There was a very good spirit in the camp. The commitment to nonviolence was strong. We showed up for the nonviolence training thinking we would learn more about the camp, because we considered the camp to be itself nonviolent resistance. But the training was for those who were willing to commit civil disobedience at the construction site. The trainers talked about the tanks, sound canons, tear gas, rubber bullets, and attack dogs that had been used on protestors. Before the training on legal issues was finished, there was a call for the water protectors to go to the construction site. In our circle, almost all of those willing to be arrested were non-indigenous allies from across the country.
We have so much admiration for the strength of the people of Standing Rock who are leading this environmental protest at great cost and with great difficulty. It is challenging to have so many of their allies trying to take control of the movement. They are preparing to winterize the camp now so they can stay for however long it takes to protect the river.

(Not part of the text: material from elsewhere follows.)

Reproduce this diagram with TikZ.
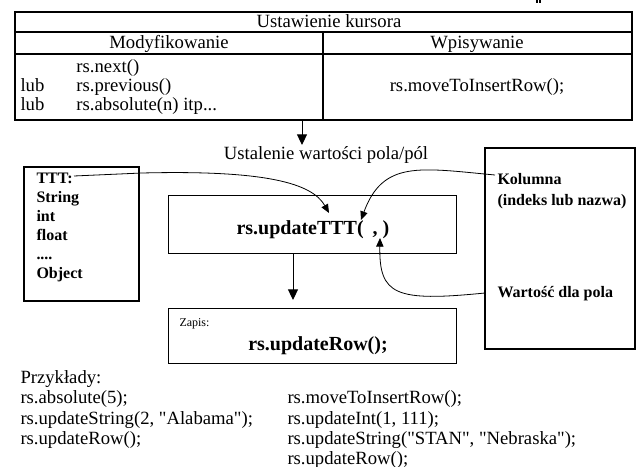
\documentclass[tikz,border=0pt]{standalone}
\usepackage{fontspec}
\setmainfont{Liberation Serif}
\newfontfamily\plainfont{Liberation Serif}
\usetikzlibrary{arrows.meta}
\begin{document}
\begin{tikzpicture}[x=0.75pt,y=-0.75pt,
  line width=0.75pt,
  box/.style={draw,line width=0.9pt},
  reg/.style={font=\fontsize{14}{12.75}\selectfont,inner sep=0pt,anchor=base west},
  lbl/.style={font=\fontsize{12}{15}\selectfont\bfseries,inner sep=0pt,anchor=base west},
  lst/.style={font=\fontsize{12}{14}\selectfont\bfseries,inner sep=0pt,anchor=base west},
  big/.style={font=\fontsize{15}{17}\selectfont\bfseries,inner sep=0pt},
  bigtip/.style={-{Triangle[width=7.5pt,length=8pt]}},
  smtip/.style={-{Triangle[width=5.5pt,length=6.5pt]},line width=0.6pt}]
\useasboundingbox (0,0) rectangle (644,467);
% tiny marks at top
\fill (536,0) rectangle (537.5,3);
\fill (539,0) rectangle (540.5,3);
% table
\draw[box] (15,12) rectangle (632,120);
\draw[box] (15,32) -- (632,32);
\draw[box] (15,54) -- (632,54);
\draw[box] (323,32) -- (323,120);
\node[reg,anchor=base] (ust) at (329,28) {Ustawienie kursora};
\node[reg,anchor=base] (mod) at (169,49) {Modyfikowanie};
\node[reg,anchor=base] (wpi) at (477,49) {Wpisywanie};
\node[reg] (n1) at (76,73) {rs.next()};
\node[reg] (l2) at (20,92) {lub};
\node[reg] (n2) at (76,92) {rs.previous()};
\node[reg] (l3) at (20,111) {lub};
\node[reg] (n3) at (76,111) {rs.absolute(n) itp...};
\node[reg,anchor=base] (mti) at (477,92) {rs.moveToInsertRow();};
\coordinate (tabbot) at (302,120);
\coordinate (ustop) at (302,145);
\draw[bigtip] (tabbot) -- (ustop);
\node[reg,anchor=base] (ustal) at (326,160) {Ustalenie wartości pola/pól};
% TTT box
\draw[box] (24,167) rectangle (139,301);
\node[lst] (t0) at (36,184) {TTT:};
\node[lst] (t1) at (36,203) {String};
\node[lst] (t2) at (36,222) {int};
\node[lst] (t3) at (36,241) {float};
\node[lst] (t4) at (36,260) {....};
\node[lst] (t5) at (36,279) {Object};
% middle box
\node[box,minimum width=288*0.75pt,minimum height=58*0.75pt,anchor=north west,inner sep=0pt] (upd) at (168,195) {};
\node[big,anchor=base west] (updtxt) at (236,235) {rs.updateTTT(\hspace{0.45em}, )};
% zapis box
\node[box,minimum width=288*0.75pt,minimum height=55*0.75pt,anchor=north west,inner sep=0pt] (zap) at (168,308) {};
\node[font=\fontsize{9}{10}\selectfont,inner sep=0pt,anchor=base west] (zapis) at (179,327) {Zapis:};
\node[big,anchor=base] (row) at (318,350) {rs.updateRow();};
\draw[bigtip] (upd.south -| 293,0) -- (293,300);
% right box
\draw[box] (485,148) rectangle (635,349);
\node[lbl] (kol) at (497,185) {Kolumna};
\node[lbl] (kol2) at (497,206) {(indeks lub nazwa)};
\node[lbl] (war) at (497,297) {Wartość dla pola};
% curved arrows
\coordinate (tttend) at (74,176);
\coordinate (tttmid) at (142,173);
\coordinate (tip1) at (329,213);
\draw[smtip] (tttend) -- (tttmid) .. controls (265,170) and (312,183) .. (tip1);
\coordinate (kolst) at (495,175);
\coordinate (tip2) at (361,220);
\draw[smtip] (kolst) .. controls (420,168) and (383,160) .. (tip2);
\coordinate (warst) at (485,293);
\coordinate (tip3) at (380,238);
\draw[smtip] (warst) .. controls (395,302) and (379,295) .. (tip3);
% examples
\node[reg] (prz) at (20,383) {Przykłady:};
\node[reg] (e1) at (20,403.5) {rs.absolute(5);};
\node[reg,font=\fontsize{14}{15}\plainfont] (e2) at (20,424) {rs.updateString(2, "Alabama");};
\node[reg] (e3) at (20,444.5) {rs.updateRow();};
\node[reg] (r1) at (287,403.5) {rs.moveToInsertRow();};
\node[reg] (r2) at (287,424) {rs.updateInt(1, 111);};
\node[reg,font=\fontsize{14}{15}\plainfont] (r3) at (287,444.5) {rs.updateString("STAN", "Nebraska");};
\node[reg] (r4) at (287,464.5) {rs.updateRow();};
\end{tikzpicture}
\end{document}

We wanted to go observe because we are concerned about the media coverage and/or lack of it. The militarization of the police force is very concerning, too. Just before we reached the camp, we were stopped, questioned, warned, and photographed by the National Guard. We passed through the roadblock and came to the location at the side of the road where the construction of the pipeline had halted. There was a small encampment there and hundreds of flags tied to the fence. There, we were welcomed and learned about some conflict within the movement (typical of social movements-many different perspectives from many passionate people). We took pictures and headed to the camp, where a police helicopter hovered overhead all day long, watching us.
The following morning about 5:00 AM, there was a call over a loud speaker in the camp for the water protectors to go to the construction site, because the court injunction had been lifted. Going to the protest site meant likely arrest. About 100 people went that morning; 27 were arrested. Among their number was actor Shailene Woodley, who live-streamed the process. Within a few hours, it had 3 million views.